The United States’ pullout from Afghanistan is the most humiliating military action since the U.S. withdrawal from Vietnam in 1975. Afghanistan’s security forces became dependent on American men and women doing their fighting and dying for them. They proved themselves to be cowards, throwing down their U.S.-supplied arms and allowing the Taliban to take control. Who knows now whether terrorism-sponsoring nations such as Iran will feel emboldened?

Was anything learned from the Soviet Union’s ultimate failure in Afghanistan? Was anything learned from our own nation’s failure in Vietnam? A key lesson of that war was to not get involved in military operations that will end only in quagmires, costing our nation trillions of dollars and the lives of thousands of Americans.

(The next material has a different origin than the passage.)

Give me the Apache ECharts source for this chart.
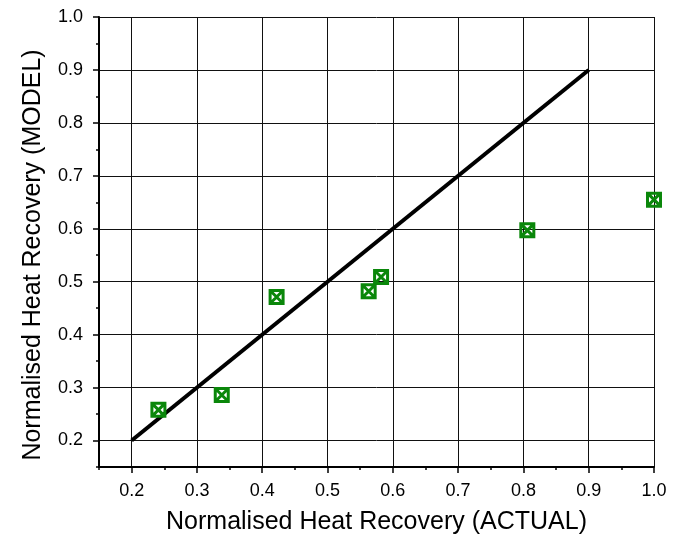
<!DOCTYPE html>
<html>
<head>
<meta charset="utf-8">
<script src="https://cdn.jsdelivr.net/npm/echarts@6/dist/echarts.min.js"></script>
<style>html,body{margin:0;padding:0;background:#fff}#c{width:675px;height:541px}</style>
</head>
<body>
<div id="c"></div>
<script>
var actual = [0.241, 0.338, 0.422, 0.563, 0.582, 0.806, 1.0];
var model  = [0.258, 0.286, 0.471, 0.482, 0.509, 0.597, 0.655];
var lineX = [0.2, 0.9];
var lineY = [0.2, 0.9];
var majorTicks = [0.2, 0.3, 0.4, 0.5, 0.6, 0.7, 0.8, 0.9, 1.0];
var xTitle = 'Normalised Heat Recovery (ACTUAL)';
var yTitle = 'Normalised Heat Recovery (MODEL)';

var font = 'Liberation Sans, Arial, sans-serif';
var chart = echarts.init(document.getElementById('c'));

function fmt(v) { return v.toFixed(1); }
function majorAxis(extra, margin, namePad) {
  return Object.assign({
    type: 'value', min: 0.15, max: 1.0,
    axisLine: { show: true, onZero: false, lineStyle: { color: '#000', width: 2 } },
    axisTick: { show: true, inside: false, length: 6, customValues: majorTicks, lineStyle: { color: '#000', width: 1.5 } },
    axisLabel: { customValues: majorTicks, color: '#000', fontSize: 18, fontFamily: font, margin: margin, formatter: fmt },
    splitLine: { show: true, lineStyle: { color: '#111', width: 1 } },
    nameLocation: 'middle',
    nameTextStyle: { color: '#000', fontSize: 25, fontFamily: font, padding: namePad }
  }, extra);
}
function minorAxis(extra) {
  return Object.assign({
    type: 'value', min: 0.15, max: 1.0, interval: 0.05,
    axisLine: { show: false },
    axisTick: { show: true, inside: false, length: 3, lineStyle: { color: '#000', width: 1.5 } },
    axisLabel: { show: false },
    splitLine: { show: false }
  }, extra);
}

var pts = actual.map(function (x, i) { return [x, model[i]]; });
var lineData = lineX.map(function (x, i) { return [x, lineY[i]]; });

chart.setOption({
  animation: false,
  backgroundColor: '#fff',
  grid: { left: 99, right: 21, top: 17, bottom: 74, show: false },
  xAxis: [
    majorAxis({ position: 'bottom', name: xTitle, nameGap: 43 }, 15, 0),
    minorAxis({ position: 'bottom' })
  ],
  yAxis: [
    majorAxis({ position: 'left', name: yTitle, nameGap: 53 }, 16, [0, 26, 0, 0]),
    minorAxis({ position: 'left' })
  ],
  series: [
    {
      type: 'line', xAxisIndex: 0, yAxisIndex: 0,
      data: lineData, showSymbol: false, symbol: 'none',
      lineStyle: { color: '#000', width: 4 }, z: 3
    },
    {
      type: 'scatter', xAxisIndex: 0, yAxisIndex: 0,
      data: pts,
      symbol: 'path://M0,0L10,0L10,10L0,10Z M0,0L10,10 M10,0L0,10',
      symbolSize: 13,
      itemStyle: { color: 'rgba(0,0,0,0)', borderColor: '#0a870a', borderWidth: 3, opacity: 1 },
      z: 4
    }
  ]
});
</script>
</body>
</html>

I applaud former President Donald Trump for starting the U.S. pullout from Afghanistan, and I applaud President Joe Biden for following through. My heart is filled with sorrow for the sacrifices of our brave soldiers. They served with dedication and courage for such a sad result.

Antonio Acevedo, Wicker Park

Job one now: Evacuate Afghans

The best thing we can do in Afghanistan now is evacuate as many Afghans as we can and resettle them in the United States or another allied country. It’s the humane thing to do. And it will cost just a fraction of the billions of dollars our nation spent year after year prosecuting this war.